Bergmann College’s principal Dr. Philip Dutton, who rose to give the word of thanks said, “This evening we have been urged in the most compelling ways by a man who lives life at full tilt at a public and international level to consider still at the deepest level our own values based in faith – a strong compulsion and challenge not to ignore or take lightly the future we will share and hope to pass on.”

CUAC’s General Secretary, The Revd Canon James G. Callaway, noted: “This was our first Rowan Williams Lecture from a lay perspective. Kevin spoke as the son of an Anglican college, with the experience of leading a nation and critically reflecting on the critical matters of climate change.”

The Colleges and Universities of the Anglican Communion (CUAC) is a world-wide network of 135 Anglican colleges and universities which exists for the mutual flourishing of its members through engaging each other, their churches and their society, as they seek to enable their students, staff, and faculties to become active and responsive citizens in God’s world.

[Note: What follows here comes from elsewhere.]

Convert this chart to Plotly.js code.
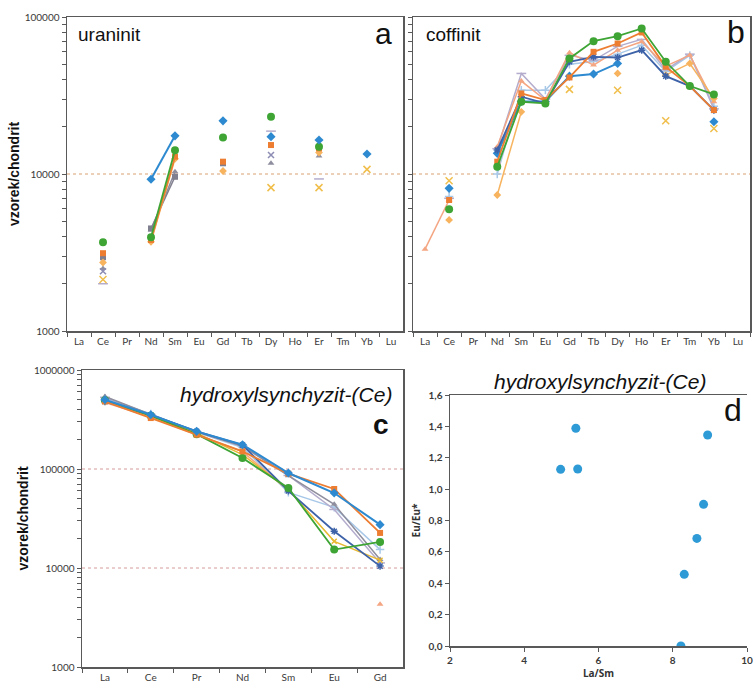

This is the third Dr Rowan Williams Annual CUAC Lecture:

Rowan Williams at Canterbury Christ Church 28 September 2012: "What is the Point of an Anglican University?"

Dr. Sathi Clarke at Lady Doak, Madurai, India 11 November 2013: "TransAnglican Identities and Christian University Education" and

Kevin Rudd at Trinity Melbourne 10 November 2015: “Faith, Ethics and Climate Change.”